I have been taking a cautious view for a while now. Not an ‘all cash’ view but more cautiously positioned. More bearish index positions, smaller sized longs, some energy longs, some inverse ETFs in China and shorts of SaaS companies (that maybe are reaching the point I should take them off) and shorts some other names sensitive to China.

If fintwit is right and supply chain issues are about to end then I probably need to reevaluate this.

I always assume I am the mark at the table. There are so many market participants that have greater access to data, greater resources and more insight than I do. If my own views are different from those I assume have greater knowledge, I want to start with the assumption that I’m wrong.

So let’s go over my position until now. My caution has been based on two legs.

First, whether China is going to slow considerably from a fallout of their property sector.

Second, whether energy supply issues are going to slow economies around the globe considerably.

There is a third leg – that we’ve gone so long without a decent correction – but that only really matters if one of the first two play out.

This is all about the second leg. Which really boils down to energy supply issues. How they impact manufacturing, prices and profits.

What I am surprised by is that so many are sure that these issues are in the rear view mirror?

Implicit in supply chain issues being behind us is that energy markets are about to heal. That oil and natural gas and coal prices are about to head back down.

Try as I might, I can’t quite see how we can know this.

I can see how it might be. Because to a large degree this is all weather-driven.
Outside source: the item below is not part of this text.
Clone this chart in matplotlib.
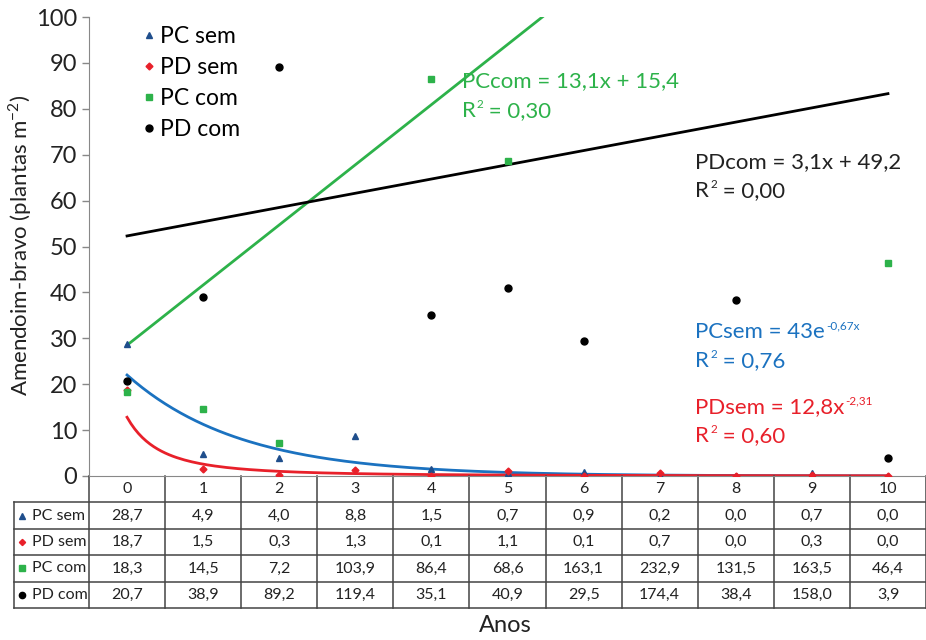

If there is a warm winter across the board the problems go away and by the time the next winter hits the market could be much higher.

But how can we know what the winter holds? Particularly when it is not just one region but a whole bunch of regions that seem on the precipice of an energy crunch.
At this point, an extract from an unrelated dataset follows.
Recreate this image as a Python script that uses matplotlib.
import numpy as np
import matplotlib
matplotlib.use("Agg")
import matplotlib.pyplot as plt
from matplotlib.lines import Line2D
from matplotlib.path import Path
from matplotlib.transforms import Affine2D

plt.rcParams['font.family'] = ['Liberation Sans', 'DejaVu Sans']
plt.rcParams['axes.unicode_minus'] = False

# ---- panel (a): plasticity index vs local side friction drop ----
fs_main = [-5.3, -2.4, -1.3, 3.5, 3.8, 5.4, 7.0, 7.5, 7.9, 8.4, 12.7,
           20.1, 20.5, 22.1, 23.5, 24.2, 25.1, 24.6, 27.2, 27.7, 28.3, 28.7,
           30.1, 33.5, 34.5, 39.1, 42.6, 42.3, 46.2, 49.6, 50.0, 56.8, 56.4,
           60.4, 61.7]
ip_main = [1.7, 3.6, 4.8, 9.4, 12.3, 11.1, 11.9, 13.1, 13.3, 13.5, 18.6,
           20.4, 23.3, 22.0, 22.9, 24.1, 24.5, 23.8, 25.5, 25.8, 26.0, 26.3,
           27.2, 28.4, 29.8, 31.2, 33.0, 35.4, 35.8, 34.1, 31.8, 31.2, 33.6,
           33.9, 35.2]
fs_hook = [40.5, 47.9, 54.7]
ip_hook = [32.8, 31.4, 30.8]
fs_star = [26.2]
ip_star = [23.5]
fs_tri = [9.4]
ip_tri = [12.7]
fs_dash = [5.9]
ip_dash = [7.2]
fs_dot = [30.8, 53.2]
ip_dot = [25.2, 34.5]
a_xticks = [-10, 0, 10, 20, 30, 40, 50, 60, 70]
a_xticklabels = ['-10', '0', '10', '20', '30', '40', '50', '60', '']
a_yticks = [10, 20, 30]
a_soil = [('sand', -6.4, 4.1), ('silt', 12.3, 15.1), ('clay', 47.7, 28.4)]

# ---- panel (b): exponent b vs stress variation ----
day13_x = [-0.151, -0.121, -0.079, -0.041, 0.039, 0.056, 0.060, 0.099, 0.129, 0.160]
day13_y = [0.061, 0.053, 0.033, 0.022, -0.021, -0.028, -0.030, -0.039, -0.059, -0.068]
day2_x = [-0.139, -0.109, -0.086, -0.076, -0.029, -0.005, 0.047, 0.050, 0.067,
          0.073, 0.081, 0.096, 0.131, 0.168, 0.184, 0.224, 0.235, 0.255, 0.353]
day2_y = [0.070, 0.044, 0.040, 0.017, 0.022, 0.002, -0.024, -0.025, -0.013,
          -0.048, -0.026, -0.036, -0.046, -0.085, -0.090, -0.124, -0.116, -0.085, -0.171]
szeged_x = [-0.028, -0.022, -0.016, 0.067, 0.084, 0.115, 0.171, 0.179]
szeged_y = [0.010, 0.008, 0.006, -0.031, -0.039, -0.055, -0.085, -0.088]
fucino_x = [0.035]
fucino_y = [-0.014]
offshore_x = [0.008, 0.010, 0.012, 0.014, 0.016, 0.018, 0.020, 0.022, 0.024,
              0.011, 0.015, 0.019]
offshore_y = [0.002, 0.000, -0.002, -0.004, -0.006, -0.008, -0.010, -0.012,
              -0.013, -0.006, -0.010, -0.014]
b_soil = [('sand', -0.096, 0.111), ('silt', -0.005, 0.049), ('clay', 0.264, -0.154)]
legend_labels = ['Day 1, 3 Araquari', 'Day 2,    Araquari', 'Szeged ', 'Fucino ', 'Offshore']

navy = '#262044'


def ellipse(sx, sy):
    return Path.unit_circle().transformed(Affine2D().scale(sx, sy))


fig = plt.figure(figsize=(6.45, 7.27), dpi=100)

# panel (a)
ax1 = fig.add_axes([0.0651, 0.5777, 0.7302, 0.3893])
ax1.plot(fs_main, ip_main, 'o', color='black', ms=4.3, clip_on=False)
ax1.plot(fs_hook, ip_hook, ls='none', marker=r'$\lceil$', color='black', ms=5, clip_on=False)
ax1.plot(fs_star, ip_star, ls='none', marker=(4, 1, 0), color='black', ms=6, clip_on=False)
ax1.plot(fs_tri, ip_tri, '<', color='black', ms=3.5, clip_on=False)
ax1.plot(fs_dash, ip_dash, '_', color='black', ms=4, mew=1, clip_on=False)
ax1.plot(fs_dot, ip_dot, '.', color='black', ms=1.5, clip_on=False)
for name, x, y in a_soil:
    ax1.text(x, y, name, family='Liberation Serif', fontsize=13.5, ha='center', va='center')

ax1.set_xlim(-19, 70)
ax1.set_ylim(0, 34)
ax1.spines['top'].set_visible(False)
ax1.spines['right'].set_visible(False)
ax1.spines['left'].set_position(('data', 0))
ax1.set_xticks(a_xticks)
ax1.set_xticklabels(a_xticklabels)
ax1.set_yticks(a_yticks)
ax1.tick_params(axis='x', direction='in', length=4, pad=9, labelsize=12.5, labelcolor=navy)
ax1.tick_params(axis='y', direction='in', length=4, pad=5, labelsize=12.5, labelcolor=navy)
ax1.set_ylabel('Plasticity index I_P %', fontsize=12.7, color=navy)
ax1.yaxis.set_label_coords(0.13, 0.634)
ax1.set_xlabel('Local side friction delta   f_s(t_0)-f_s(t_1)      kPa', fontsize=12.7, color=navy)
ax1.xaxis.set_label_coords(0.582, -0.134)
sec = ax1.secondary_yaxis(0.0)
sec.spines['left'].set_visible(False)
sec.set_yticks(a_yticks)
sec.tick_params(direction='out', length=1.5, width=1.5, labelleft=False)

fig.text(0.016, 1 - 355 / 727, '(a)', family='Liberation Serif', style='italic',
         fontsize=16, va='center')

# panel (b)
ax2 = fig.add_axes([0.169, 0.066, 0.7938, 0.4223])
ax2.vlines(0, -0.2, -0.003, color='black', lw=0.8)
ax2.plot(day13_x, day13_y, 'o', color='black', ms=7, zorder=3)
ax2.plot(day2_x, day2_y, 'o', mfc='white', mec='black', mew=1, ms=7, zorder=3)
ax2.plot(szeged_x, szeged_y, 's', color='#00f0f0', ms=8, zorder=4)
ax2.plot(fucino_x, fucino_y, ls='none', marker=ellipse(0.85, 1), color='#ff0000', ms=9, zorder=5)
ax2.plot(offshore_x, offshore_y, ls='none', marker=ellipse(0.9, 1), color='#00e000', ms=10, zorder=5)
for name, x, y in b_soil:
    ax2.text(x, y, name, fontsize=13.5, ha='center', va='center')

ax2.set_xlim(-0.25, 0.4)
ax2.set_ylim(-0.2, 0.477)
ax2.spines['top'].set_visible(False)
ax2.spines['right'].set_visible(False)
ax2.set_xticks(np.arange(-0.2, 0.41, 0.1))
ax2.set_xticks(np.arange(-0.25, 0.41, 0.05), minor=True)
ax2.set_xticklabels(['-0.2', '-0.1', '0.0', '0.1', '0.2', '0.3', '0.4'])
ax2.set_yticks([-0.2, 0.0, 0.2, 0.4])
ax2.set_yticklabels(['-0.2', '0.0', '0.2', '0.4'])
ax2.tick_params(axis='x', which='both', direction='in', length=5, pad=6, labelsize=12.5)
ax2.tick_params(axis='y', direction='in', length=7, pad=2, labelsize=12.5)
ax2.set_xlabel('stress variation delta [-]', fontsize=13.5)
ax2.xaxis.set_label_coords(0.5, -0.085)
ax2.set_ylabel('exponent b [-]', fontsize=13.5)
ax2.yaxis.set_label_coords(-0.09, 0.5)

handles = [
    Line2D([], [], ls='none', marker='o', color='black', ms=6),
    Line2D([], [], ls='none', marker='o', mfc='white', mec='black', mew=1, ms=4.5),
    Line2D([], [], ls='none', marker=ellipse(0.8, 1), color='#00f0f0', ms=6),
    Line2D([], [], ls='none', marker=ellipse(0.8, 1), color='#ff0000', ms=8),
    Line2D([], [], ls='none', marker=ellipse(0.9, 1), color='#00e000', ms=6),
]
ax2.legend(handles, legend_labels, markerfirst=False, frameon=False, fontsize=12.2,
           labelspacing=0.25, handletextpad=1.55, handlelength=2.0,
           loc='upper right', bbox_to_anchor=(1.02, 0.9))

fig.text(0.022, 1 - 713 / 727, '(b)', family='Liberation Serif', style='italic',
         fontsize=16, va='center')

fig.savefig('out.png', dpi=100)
I just don’t know. I do know that if energy prices are about to slide and the supply chain heal then I’m probably not that well positioned. My energy stocks aren’t going to do well. And my SaaS shorts are going to go against me.

I’m not ready to do something about this yet. I’m not convinced I am wrong. But I am aware that people that are likely more knowledgeable than me are saying the opposite, so I better keep a very close eye on it.

2 Comments Post a comment
  1. ijw z #

    I think oil and gas shortages (and especially gas) are more related to changes to industry dynamics than temporary Covid issues.
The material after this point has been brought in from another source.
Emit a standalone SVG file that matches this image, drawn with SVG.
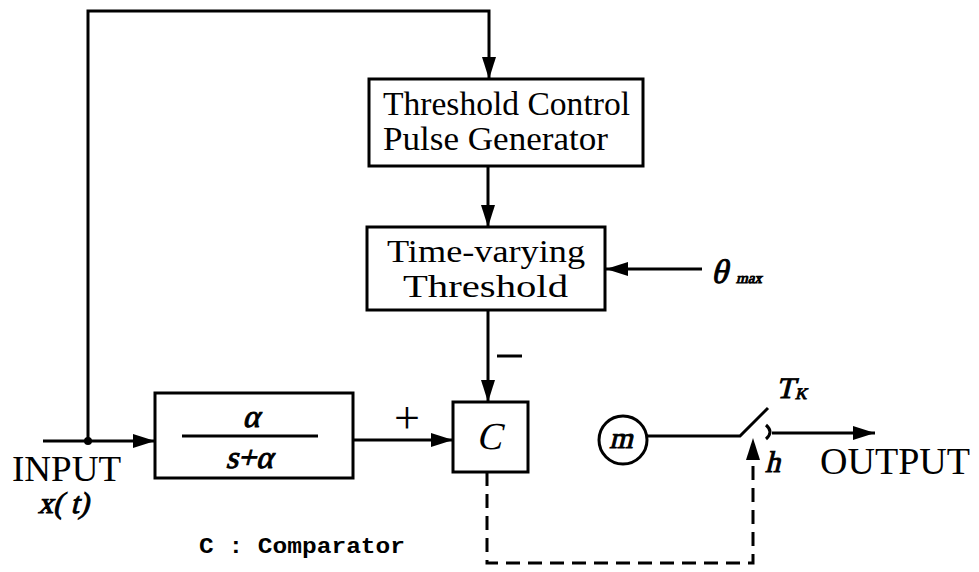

    Lack of pipelines that blocks growth in 1/3 of US gas supply alone. Consolidation in the industry with only a handful of players having the inventory to even aggressively grow production and OPEC and shareholders sick of a lack of profits, creating a culture change towards generating high ROIC among O&G CEO’s (effectively increasing the marginal cost of supply). A decline in most US shale companies new well quality. And ESG of course ( although I think ESG is only a smallish component really).

    Although I don’t think we will get massive shortages after the next few quarters, the set up for longer term higher US gas and oil prices seems to be here? And most energy equities are still priced like this will mostly be temporary.

    The only overhang in all this is ofcourse China.

    October 11, 2021
  2. I took this (and various other comments I’ve seen around) to mean that it’s the commenters’ opinion we’ve hit “peak trouble” and will soon start on the downslope of COVID disruption. I know that markets are a discounting mechanism, but not every participant in them and in the real economy is forward-looking (by nature or by necessity), so I took these as a whole as more of an expression that the guinea pig is firmly in the python vs. the guinea pig has been digested. There are always a bunch of people rushing in early so they can say “I was right” (don’t think Mugatu is among them) whenever the turn is well and truly underway. I do think the Big Worry–China collapse+war with China–is a very good wall of worry to climb, tho.